REQUIREMENTS -
Reproduce each line of the material exactly, minus any picture.

DATA SECTION -
____

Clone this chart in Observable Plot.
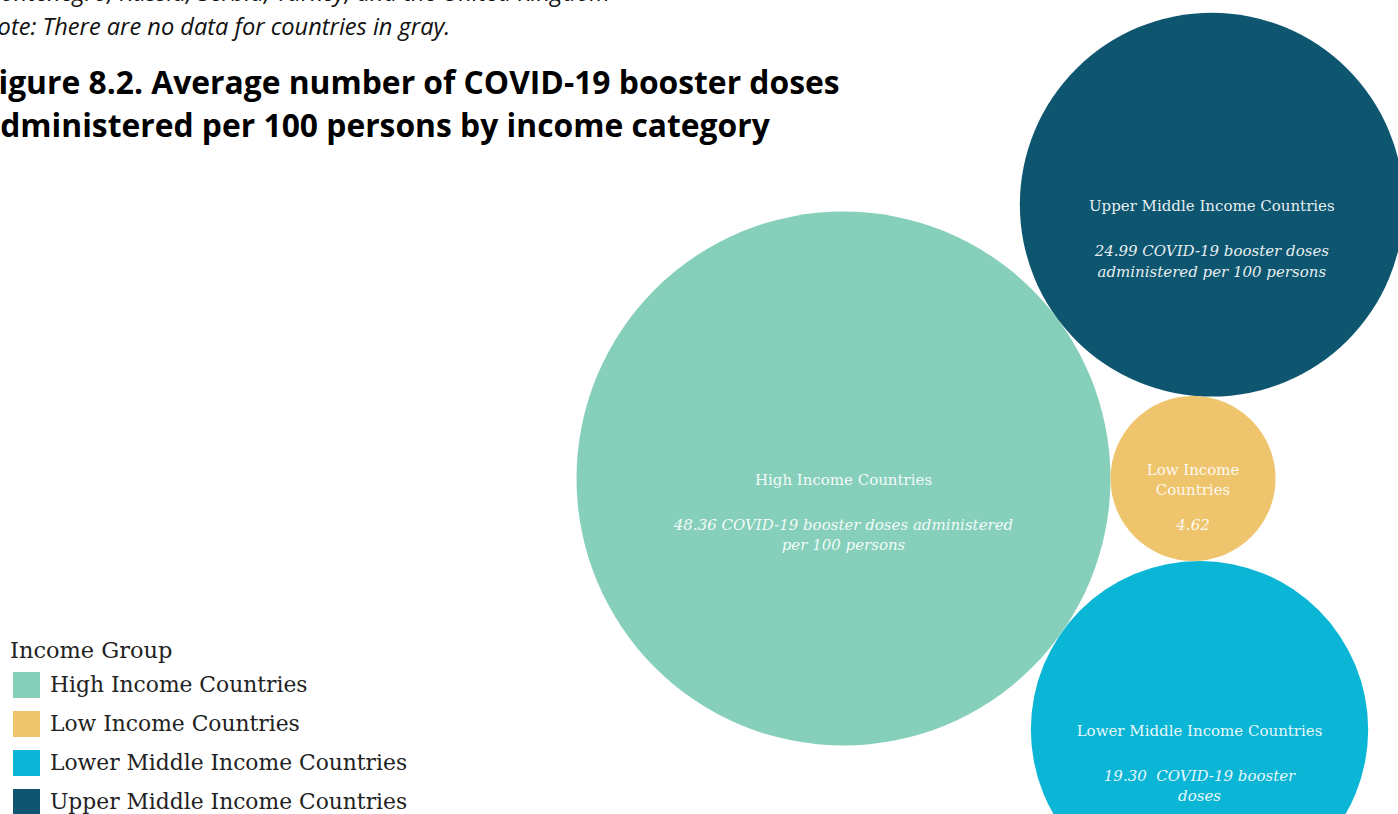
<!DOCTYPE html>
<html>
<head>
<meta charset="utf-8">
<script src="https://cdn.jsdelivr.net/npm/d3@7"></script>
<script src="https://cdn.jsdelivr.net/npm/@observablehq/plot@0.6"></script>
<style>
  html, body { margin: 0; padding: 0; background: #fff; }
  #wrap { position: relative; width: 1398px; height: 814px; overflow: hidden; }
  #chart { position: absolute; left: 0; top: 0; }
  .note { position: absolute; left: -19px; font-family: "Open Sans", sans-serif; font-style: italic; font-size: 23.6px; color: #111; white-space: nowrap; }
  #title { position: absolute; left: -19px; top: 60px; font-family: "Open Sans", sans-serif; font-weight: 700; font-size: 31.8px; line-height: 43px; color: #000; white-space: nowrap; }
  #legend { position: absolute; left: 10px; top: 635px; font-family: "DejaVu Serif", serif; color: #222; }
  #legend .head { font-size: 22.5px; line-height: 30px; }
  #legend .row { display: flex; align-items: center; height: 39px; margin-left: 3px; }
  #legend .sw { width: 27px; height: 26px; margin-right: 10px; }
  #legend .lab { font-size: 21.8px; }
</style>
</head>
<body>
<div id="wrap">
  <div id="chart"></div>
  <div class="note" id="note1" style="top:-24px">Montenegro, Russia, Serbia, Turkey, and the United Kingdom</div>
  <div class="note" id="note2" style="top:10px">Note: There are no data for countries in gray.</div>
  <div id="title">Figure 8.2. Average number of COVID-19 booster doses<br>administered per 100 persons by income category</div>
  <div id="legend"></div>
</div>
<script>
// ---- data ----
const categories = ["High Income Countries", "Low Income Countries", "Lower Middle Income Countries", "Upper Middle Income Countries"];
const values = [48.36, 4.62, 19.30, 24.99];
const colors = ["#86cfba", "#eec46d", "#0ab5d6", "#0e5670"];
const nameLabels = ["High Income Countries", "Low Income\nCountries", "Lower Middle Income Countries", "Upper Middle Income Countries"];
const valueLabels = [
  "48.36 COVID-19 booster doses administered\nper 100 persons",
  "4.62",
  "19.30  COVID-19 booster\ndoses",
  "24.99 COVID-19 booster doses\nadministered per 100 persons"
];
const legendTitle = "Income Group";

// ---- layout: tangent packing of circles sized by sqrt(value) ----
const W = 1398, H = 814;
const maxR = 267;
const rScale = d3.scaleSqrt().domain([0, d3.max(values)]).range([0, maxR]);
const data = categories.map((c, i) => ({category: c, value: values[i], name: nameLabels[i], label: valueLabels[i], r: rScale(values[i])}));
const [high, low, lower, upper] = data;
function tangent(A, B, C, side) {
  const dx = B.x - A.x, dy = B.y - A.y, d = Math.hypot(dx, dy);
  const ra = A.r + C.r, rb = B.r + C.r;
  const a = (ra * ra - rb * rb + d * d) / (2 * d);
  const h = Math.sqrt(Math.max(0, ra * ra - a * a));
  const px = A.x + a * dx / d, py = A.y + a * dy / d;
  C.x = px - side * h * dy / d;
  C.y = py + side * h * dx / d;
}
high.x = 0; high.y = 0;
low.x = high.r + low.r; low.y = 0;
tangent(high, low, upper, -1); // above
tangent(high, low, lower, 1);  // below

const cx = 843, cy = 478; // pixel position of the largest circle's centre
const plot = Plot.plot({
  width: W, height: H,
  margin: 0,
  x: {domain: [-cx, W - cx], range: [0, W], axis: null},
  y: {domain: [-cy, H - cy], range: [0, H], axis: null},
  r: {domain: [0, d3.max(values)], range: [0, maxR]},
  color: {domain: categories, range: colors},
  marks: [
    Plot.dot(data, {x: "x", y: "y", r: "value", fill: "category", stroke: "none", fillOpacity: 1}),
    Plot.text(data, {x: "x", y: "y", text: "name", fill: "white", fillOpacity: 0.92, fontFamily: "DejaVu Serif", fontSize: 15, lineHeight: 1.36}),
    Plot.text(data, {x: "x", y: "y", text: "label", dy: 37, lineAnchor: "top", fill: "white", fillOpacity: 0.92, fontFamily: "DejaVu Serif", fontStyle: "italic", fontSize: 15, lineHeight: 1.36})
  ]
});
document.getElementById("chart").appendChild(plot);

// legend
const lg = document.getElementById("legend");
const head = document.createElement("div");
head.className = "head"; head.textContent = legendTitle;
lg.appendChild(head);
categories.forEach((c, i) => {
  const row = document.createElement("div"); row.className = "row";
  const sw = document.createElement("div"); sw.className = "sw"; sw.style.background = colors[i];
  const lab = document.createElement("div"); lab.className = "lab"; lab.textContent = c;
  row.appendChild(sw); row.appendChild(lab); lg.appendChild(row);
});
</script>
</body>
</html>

____

COMPLETED EXERCISE -
Clone this chart in Observable Plot.
<!DOCTYPE html>
<html>
<head>
<meta charset="utf-8">
<script src="https://cdn.jsdelivr.net/npm/d3@7"></script>
<script src="https://cdn.jsdelivr.net/npm/@observablehq/plot@0.6"></script>
<style>
  html, body { margin: 0; padding: 0; background: #fff; }
  #wrap { position: relative; width: 1398px; height: 814px; overflow: hidden; }
  #chart { position: absolute; left: 0; top: 0; }
  .note { position: absolute; left: -19px; font-family: "Open Sans", sans-serif; font-style: italic; font-size: 23.6px; color: #111; white-space: nowrap; }
  #title { position: absolute; left: -19px; top: 60px; font-family: "Open Sans", sans-serif; font-weight: 700; font-size: 31.8px; line-height: 43px; color: #000; white-space: nowrap; }
  #legend { position: absolute; left: 10px; top: 635px; font-family: "DejaVu Serif", serif; color: #222; }
  #legend .head { font-size: 22.5px; line-height: 30px; }
  #legend .row { display: flex; align-items: center; height: 39px; margin-left: 3px; }
  #legend .sw { width: 27px; height: 26px; margin-right: 10px; }
  #legend .lab { font-size: 21.8px; }
</style>
</head>
<body>
<div id="wrap">
  <div id="chart"></div>
  <div class="note" id="note1" style="top:-24px">Montenegro, Russia, Serbia, Turkey, and the United Kingdom</div>
  <div class="note" id="note2" style="top:10px">Note: There are no data for countries in gray.</div>
  <div id="title">Figure 8.2. Average number of COVID-19 booster doses<br>administered per 100 persons by income category</div>
  <div id="legend"></div>
</div>
<script>
// ---- data ----
const categories = ["High Income Countries", "Low Income Countries", "Lower Middle Income Countries", "Upper Middle Income Countries"];
const values = [48.36, 4.62, 19.30, 24.99];
const colors = ["#86cfba", "#eec46d", "#0ab5d6", "#0e5670"];
const nameLabels = ["High Income Countries", "Low Income\nCountries", "Lower Middle Income Countries", "Upper Middle Income Countries"];
const valueLabels = [
  "48.36 COVID-19 booster doses administered\nper 100 persons",
  "4.62",
  "19.30  COVID-19 booster\ndoses",
  "24.99 COVID-19 booster doses\nadministered per 100 persons"
];
const legendTitle = "Income Group";

// ---- layout: tangent packing of circles sized by sqrt(value) ----
const W = 1398, H = 814;
const maxR = 267;
const rScale = d3.scaleSqrt().domain([0, d3.max(values)]).range([0, maxR]);
const data = categories.map((c, i) => ({category: c, value: values[i], name: nameLabels[i], label: valueLabels[i], r: rScale(values[i])}));
const [high, low, lower, upper] = data;
function tangent(A, B, C, side) {
  const dx = B.x - A.x, dy = B.y - A.y, d = Math.hypot(dx, dy);
  const ra = A.r + C.r, rb = B.r + C.r;
  const a = (ra * ra - rb * rb + d * d) / (2 * d);
  const h = Math.sqrt(Math.max(0, ra * ra - a * a));
  const px = A.x + a * dx / d, py = A.y + a * dy / d;
  C.x = px - side * h * dy / d;
  C.y = py + side * h * dx / d;
}
high.x = 0; high.y = 0;
low.x = high.r + low.r; low.y = 0;
tangent(high, low, upper, -1); // above
tangent(high, low, lower, 1);  // below

const cx = 843, cy = 478; // pixel position of the largest circle's centre
const plot = Plot.plot({
  width: W, height: H,
  margin: 0,
  x: {domain: [-cx, W - cx], range: [0, W], axis: null},
  y: {domain: [-cy, H - cy], range: [0, H], axis: null},
  r: {domain: [0, d3.max(values)], range: [0, maxR]},
  color: {domain: categories, range: colors},
  marks: [
    Plot.dot(data, {x: "x", y: "y", r: "value", fill: "category", stroke: "none", fillOpacity: 1}),
    Plot.text(data, {x: "x", y: "y", text: "name", fill: "white", fillOpacity: 0.92, fontFamily: "DejaVu Serif", fontSize: 15, lineHeight: 1.36}),
    Plot.text(data, {x: "x", y: "y", text: "label", dy: 37, lineAnchor: "top", fill: "white", fillOpacity: 0.92, fontFamily: "DejaVu Serif", fontStyle: "italic", fontSize: 15, lineHeight: 1.36})
  ]
});
document.getElementById("chart").appendChild(plot);

// legend
const lg = document.getElementById("legend");
const head = document.createElement("div");
head.className = "head"; head.textContent = legendTitle;
lg.appendChild(head);
categories.forEach((c, i) => {
  const row = document.createElement("div"); row.className = "row";
  const sw = document.createElement("div"); sw.className = "sw"; sw.style.background = colors[i];
  const lab = document.createElement("div"); lab.className = "lab"; lab.textContent = c;
  row.appendChild(sw); row.appendChild(lab); lg.appendChild(row);
});
</script>
</body>
</html>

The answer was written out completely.